LISBON: Standards and Poor’s (S&P) shows a positive growth on Portugal’s bond rating. Mentioning that the government narrows its budgets deficits and the economy of the country recovers.
The rating outlook was revised to positive from stable, S&P. Standards and Poor’s had revised the outlook to stable from negative. The debt is rated BB, or two levels below investment grade, by the New York-based credit ranking company.
“The outlook revision reflects our view of the gradual recovery of Portugal’s real and nominal growth prospects, alongside policymakers’ commitment to consolidating public finances over the medium term,” S&P said. It forecasts Portugal’s gross domestic product will grow on average about 1.8 percent per year in 2015 and 2016.
Now the government plans to make an early repayment of about 14 billion euros of its IMF loan after borrowing costs dropped and the European Central Bank announced a bond-buying plan.

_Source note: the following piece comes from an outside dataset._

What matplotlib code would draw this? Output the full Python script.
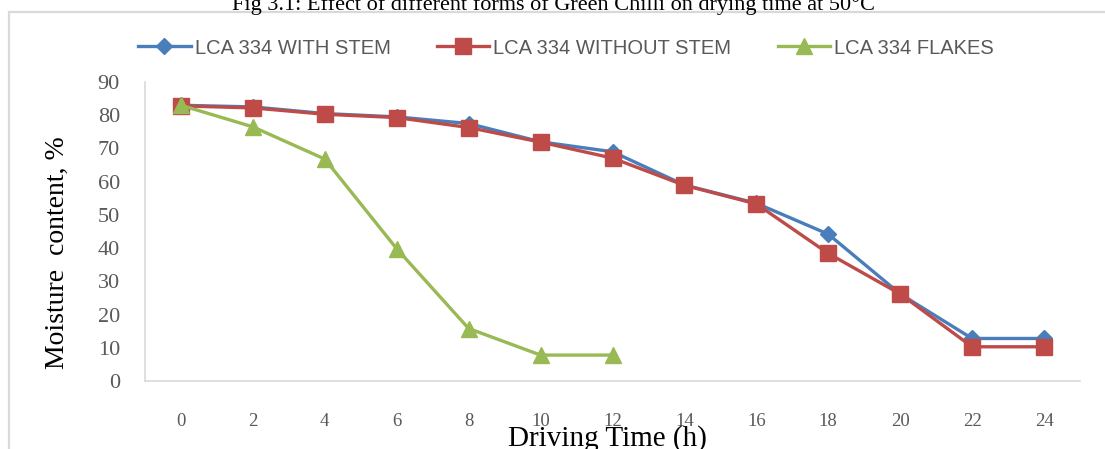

Prime Minister Pedro Passos Coelho said on March 16 that he hopes the economy will grow more this year than the 1.5 percent pace forecast by the government, according to comments broadcast by television channel SIC Noticias. The government aims to narrow the budget deficit to less than the EU’s limit of 3 percent of GDP in 2015. S&P said in the statement, It projects Portugal’s net government debt will drop to 113 percent of GDP in 2018 from 118 percent in 2014.